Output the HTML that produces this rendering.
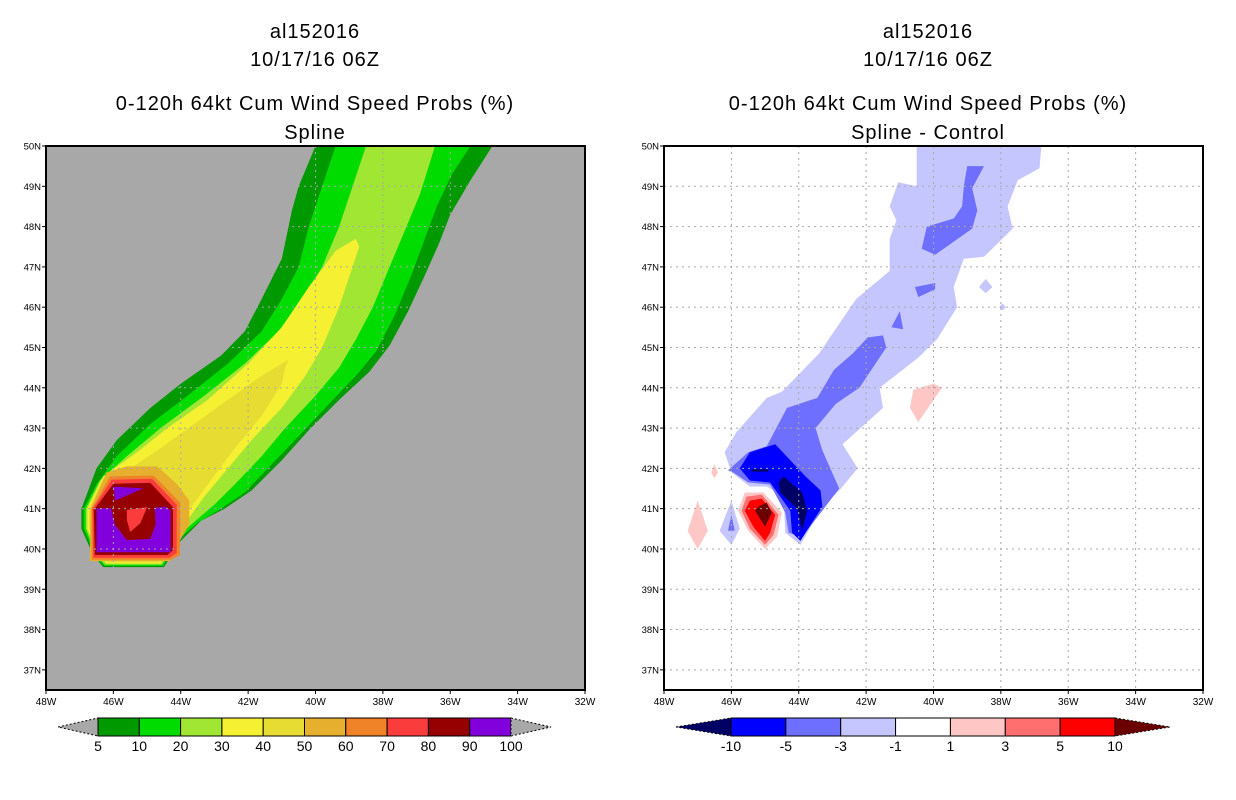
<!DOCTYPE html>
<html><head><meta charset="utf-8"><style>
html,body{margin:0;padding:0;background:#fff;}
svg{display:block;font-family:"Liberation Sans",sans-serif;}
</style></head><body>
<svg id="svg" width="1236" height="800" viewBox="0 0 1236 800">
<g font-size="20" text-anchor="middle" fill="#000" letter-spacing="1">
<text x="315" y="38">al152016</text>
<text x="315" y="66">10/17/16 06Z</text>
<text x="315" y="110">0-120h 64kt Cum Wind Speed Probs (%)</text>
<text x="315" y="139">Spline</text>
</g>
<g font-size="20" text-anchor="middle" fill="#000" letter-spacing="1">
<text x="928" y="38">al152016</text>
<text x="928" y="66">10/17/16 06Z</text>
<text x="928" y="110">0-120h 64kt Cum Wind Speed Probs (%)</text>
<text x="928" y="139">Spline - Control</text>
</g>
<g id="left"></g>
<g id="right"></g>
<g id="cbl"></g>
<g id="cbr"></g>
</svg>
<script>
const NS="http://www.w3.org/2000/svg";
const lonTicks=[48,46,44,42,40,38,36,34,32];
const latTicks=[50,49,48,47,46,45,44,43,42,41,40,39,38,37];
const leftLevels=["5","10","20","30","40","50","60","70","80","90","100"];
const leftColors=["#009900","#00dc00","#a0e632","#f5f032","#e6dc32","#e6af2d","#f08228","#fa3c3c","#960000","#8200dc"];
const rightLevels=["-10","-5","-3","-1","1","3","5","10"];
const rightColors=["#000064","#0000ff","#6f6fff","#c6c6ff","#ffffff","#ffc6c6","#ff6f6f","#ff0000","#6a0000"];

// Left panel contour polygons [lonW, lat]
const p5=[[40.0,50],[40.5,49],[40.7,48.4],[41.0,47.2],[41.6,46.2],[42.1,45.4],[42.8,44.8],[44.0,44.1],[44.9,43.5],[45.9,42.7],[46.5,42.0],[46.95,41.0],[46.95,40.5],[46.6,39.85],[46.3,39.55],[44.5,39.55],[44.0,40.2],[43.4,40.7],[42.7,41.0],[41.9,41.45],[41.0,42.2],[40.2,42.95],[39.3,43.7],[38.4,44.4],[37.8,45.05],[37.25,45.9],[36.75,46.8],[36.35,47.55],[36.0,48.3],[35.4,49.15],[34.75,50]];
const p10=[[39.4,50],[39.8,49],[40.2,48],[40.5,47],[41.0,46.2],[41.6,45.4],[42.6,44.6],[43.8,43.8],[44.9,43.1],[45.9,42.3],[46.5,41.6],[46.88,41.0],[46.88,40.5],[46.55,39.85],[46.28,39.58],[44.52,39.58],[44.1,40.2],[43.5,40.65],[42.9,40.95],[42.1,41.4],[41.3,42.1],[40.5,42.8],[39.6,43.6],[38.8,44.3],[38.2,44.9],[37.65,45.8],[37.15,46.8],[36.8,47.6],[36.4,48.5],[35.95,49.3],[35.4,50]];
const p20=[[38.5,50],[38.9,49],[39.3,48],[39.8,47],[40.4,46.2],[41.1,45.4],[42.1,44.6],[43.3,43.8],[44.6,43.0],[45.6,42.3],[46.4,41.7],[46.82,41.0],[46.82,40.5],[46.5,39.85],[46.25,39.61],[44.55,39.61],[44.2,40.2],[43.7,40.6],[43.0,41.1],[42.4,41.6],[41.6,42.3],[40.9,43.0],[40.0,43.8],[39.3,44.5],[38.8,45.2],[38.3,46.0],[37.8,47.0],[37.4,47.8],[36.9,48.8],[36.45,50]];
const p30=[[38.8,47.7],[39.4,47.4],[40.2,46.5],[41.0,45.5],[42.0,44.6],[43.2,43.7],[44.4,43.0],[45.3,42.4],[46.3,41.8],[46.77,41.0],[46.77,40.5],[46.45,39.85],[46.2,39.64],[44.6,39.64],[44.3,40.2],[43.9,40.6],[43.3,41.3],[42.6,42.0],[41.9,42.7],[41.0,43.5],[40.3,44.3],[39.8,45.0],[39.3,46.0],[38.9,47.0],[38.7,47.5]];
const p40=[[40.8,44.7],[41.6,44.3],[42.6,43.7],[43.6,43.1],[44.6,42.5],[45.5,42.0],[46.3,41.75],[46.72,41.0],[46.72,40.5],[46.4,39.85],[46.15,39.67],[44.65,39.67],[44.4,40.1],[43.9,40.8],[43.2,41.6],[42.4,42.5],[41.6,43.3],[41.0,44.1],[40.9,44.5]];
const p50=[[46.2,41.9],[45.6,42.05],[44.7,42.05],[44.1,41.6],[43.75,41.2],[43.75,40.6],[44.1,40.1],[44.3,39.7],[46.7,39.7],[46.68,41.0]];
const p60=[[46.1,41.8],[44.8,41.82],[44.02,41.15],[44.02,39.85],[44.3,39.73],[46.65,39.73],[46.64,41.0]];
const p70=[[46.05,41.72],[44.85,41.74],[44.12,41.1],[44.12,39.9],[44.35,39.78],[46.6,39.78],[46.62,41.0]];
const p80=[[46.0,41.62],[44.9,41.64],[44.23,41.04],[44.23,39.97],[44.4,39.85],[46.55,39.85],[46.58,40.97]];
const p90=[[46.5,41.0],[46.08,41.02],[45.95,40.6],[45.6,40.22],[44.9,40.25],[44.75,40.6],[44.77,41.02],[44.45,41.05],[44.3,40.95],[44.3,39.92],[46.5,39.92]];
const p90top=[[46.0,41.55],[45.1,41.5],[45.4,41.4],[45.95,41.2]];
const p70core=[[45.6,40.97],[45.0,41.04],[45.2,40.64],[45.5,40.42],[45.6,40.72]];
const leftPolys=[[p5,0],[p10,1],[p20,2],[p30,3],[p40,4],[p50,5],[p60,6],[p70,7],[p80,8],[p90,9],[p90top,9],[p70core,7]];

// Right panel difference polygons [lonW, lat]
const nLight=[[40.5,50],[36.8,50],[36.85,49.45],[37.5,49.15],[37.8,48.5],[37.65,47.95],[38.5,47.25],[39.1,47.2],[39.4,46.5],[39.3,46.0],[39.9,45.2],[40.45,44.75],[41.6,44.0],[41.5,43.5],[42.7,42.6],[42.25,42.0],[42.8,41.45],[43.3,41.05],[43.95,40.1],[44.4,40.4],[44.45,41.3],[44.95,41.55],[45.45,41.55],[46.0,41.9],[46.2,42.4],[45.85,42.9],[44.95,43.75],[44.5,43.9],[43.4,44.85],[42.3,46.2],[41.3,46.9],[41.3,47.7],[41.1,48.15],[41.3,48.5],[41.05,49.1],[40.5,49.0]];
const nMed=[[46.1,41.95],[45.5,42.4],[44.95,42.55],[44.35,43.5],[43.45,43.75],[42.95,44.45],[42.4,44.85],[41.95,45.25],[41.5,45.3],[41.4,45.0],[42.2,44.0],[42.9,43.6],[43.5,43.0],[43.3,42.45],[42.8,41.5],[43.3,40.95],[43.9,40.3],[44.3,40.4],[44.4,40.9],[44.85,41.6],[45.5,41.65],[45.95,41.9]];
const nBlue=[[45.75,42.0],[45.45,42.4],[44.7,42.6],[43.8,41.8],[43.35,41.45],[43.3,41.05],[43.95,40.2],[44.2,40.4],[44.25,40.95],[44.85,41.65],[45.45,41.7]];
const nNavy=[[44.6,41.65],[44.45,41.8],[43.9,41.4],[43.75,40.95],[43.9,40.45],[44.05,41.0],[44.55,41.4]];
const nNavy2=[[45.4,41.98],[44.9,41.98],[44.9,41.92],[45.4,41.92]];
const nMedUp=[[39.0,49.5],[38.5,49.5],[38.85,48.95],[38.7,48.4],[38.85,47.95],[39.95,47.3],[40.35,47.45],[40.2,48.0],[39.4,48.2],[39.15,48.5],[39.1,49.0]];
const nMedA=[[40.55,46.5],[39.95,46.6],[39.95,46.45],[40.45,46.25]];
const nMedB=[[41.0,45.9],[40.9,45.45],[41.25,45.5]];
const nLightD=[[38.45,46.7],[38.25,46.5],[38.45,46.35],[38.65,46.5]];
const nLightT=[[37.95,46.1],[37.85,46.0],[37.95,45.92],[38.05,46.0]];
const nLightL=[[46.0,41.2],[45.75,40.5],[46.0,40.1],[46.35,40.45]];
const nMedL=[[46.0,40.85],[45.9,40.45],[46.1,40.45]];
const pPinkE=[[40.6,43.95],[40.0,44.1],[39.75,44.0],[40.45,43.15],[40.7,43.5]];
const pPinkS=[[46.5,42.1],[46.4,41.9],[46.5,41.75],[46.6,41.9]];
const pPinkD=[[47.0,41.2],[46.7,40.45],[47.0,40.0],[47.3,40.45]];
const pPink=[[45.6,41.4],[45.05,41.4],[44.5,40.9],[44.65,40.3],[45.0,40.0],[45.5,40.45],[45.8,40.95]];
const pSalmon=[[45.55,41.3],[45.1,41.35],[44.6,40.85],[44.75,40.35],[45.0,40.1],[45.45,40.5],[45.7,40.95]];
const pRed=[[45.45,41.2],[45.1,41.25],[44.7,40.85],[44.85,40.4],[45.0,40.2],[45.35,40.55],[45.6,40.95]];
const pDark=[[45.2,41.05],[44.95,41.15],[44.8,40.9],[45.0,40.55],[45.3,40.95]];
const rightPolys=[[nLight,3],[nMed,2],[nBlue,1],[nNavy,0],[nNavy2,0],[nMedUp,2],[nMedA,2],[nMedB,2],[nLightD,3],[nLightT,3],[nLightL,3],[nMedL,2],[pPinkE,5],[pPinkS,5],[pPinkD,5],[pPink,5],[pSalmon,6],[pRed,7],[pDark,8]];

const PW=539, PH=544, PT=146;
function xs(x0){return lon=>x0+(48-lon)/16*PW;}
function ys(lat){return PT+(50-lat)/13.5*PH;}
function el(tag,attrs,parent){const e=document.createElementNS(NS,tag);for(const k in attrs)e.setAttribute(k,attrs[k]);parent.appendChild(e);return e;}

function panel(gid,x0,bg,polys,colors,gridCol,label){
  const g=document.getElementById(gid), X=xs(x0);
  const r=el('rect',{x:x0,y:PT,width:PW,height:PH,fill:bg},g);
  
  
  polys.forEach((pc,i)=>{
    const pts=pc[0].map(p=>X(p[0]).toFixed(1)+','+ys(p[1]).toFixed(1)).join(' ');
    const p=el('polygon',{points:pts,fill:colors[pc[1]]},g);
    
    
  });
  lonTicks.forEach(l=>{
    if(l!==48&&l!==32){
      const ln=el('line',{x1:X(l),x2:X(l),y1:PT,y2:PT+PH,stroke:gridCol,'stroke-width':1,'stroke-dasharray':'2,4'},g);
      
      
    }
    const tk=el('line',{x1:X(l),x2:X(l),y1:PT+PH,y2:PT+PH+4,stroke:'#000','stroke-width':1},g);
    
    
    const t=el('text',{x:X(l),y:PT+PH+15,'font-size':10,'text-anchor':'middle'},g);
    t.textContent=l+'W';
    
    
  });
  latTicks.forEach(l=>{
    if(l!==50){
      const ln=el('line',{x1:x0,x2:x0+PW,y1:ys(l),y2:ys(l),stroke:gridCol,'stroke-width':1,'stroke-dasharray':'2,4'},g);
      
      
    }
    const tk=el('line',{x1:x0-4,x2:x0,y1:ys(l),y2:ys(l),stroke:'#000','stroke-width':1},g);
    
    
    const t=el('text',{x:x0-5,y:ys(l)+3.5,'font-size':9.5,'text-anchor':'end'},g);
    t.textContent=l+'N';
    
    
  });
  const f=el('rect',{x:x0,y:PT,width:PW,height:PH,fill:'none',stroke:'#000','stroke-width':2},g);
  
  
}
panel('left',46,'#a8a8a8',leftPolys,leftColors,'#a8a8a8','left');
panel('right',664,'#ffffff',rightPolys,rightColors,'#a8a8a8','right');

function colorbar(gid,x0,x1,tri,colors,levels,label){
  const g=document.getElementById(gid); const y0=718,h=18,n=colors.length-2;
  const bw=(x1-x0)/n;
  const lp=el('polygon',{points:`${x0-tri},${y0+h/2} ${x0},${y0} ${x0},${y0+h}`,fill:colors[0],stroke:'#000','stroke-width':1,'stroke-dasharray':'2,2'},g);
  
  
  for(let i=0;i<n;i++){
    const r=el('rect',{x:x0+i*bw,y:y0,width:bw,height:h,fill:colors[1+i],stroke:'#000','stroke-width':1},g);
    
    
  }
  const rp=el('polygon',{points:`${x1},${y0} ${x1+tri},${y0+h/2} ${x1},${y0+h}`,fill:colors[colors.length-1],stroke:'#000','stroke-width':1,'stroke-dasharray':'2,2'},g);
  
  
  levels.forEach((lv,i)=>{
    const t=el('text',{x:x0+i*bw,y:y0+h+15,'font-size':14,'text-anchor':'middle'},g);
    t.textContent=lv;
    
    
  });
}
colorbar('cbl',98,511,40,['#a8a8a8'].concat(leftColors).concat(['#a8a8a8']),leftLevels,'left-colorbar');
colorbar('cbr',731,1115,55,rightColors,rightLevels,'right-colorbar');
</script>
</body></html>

+===+

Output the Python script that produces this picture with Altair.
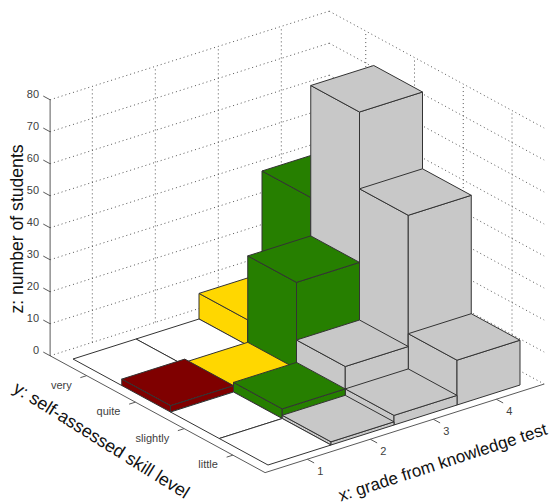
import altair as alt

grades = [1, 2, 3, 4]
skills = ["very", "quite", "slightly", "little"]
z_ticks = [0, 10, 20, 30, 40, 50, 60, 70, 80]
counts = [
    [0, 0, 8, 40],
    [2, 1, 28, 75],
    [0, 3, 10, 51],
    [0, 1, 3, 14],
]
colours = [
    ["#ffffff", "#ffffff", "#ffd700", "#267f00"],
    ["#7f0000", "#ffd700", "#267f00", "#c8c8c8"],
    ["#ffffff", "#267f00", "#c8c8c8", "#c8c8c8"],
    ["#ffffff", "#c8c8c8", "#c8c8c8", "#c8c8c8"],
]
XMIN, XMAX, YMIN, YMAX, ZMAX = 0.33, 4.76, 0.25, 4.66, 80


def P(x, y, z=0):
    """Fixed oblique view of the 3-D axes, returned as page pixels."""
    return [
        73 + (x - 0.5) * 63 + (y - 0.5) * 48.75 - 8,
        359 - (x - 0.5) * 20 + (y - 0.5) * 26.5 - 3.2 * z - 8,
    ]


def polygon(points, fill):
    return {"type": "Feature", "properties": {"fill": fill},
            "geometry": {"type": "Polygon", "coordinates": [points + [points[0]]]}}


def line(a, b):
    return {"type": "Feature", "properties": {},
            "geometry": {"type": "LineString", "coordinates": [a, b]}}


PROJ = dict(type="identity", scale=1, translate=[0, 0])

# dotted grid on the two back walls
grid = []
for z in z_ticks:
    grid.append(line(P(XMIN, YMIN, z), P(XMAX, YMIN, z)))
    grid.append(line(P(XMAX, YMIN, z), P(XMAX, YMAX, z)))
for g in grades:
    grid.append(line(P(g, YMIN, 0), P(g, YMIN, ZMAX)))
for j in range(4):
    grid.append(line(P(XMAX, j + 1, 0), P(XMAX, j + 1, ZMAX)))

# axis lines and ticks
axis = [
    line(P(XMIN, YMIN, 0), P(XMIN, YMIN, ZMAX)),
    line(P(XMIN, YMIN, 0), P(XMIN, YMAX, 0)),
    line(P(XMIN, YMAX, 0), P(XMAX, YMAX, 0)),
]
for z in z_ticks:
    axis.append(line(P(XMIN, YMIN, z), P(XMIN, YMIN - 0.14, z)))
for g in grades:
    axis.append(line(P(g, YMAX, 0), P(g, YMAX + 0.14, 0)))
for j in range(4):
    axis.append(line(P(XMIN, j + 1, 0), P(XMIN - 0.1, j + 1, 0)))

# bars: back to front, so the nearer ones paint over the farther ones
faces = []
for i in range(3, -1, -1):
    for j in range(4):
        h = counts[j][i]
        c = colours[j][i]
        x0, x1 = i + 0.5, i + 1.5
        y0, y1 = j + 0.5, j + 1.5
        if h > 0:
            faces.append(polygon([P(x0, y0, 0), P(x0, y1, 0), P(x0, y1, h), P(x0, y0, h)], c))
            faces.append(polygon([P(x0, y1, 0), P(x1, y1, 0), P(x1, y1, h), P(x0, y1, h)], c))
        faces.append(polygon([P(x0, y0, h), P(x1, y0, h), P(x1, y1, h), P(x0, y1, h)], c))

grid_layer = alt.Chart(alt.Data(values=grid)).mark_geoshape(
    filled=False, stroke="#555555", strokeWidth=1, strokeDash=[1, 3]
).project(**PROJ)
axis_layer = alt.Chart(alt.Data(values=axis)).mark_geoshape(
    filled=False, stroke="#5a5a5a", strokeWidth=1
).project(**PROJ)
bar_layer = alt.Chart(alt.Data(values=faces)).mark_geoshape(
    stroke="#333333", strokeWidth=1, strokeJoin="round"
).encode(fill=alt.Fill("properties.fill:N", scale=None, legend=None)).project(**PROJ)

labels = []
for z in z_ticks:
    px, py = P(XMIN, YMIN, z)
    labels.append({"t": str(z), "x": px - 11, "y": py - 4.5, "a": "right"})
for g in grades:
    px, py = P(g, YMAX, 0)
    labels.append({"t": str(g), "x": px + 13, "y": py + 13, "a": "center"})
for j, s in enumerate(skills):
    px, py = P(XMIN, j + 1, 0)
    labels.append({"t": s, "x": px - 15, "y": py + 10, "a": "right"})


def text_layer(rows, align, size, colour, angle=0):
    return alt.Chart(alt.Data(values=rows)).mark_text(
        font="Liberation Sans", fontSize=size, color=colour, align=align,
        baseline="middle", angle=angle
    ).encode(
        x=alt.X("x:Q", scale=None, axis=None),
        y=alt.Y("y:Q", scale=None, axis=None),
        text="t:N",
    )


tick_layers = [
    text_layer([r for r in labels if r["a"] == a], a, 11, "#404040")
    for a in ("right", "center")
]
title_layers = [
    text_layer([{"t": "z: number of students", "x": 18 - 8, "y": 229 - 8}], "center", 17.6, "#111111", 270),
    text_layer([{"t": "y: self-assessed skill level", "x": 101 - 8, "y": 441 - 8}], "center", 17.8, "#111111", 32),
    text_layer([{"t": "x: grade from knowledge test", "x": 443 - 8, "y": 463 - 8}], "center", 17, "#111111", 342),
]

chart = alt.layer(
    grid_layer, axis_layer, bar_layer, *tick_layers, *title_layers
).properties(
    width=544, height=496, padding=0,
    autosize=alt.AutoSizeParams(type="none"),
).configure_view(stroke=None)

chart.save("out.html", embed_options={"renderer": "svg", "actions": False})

+===+

• [WHAT IS BEING ASKED]:
Every line from the one containing "Output the Python" through the one containing "scale=1, translate=[0, 0])" should be quoted exactly, and no other lines; keep pictures out of the copy.

• [EXPECTED ANSWER]:
Output the Python script that produces this picture with Altair.
import altair as alt

grades = [1, 2, 3, 4]
skills = ["very", "quite", "slightly", "little"]
z_ticks = [0, 10, 20, 30, 40, 50, 60, 70, 80]
counts = [
    [0, 0, 8, 40],
    [2, 1, 28, 75],
    [0, 3, 10, 51],
    [0, 1, 3, 14],
]
colours = [
    ["#ffffff", "#ffffff", "#ffd700", "#267f00"],
    ["#7f0000", "#ffd700", "#267f00", "#c8c8c8"],
    ["#ffffff", "#267f00", "#c8c8c8", "#c8c8c8"],
    ["#ffffff", "#c8c8c8", "#c8c8c8", "#c8c8c8"],
]
XMIN, XMAX, YMIN, YMAX, ZMAX = 0.33, 4.76, 0.25, 4.66, 80


def P(x, y, z=0):
    """Fixed oblique view of the 3-D axes, returned as page pixels."""
    return [
        73 + (x - 0.5) * 63 + (y - 0.5) * 48.75 - 8,
        359 - (x - 0.5) * 20 + (y - 0.5) * 26.5 - 3.2 * z - 8,
    ]


def polygon(points, fill):
    return {"type": "Feature", "properties": {"fill": fill},
            "geometry": {"type": "Polygon", "coordinates": [points + [points[0]]]}}


def line(a, b):
    return {"type": "Feature", "properties": {},
            "geometry": {"type": "LineString", "coordinates": [a, b]}}


PROJ = dict(type="identity", scale=1, translate=[0, 0])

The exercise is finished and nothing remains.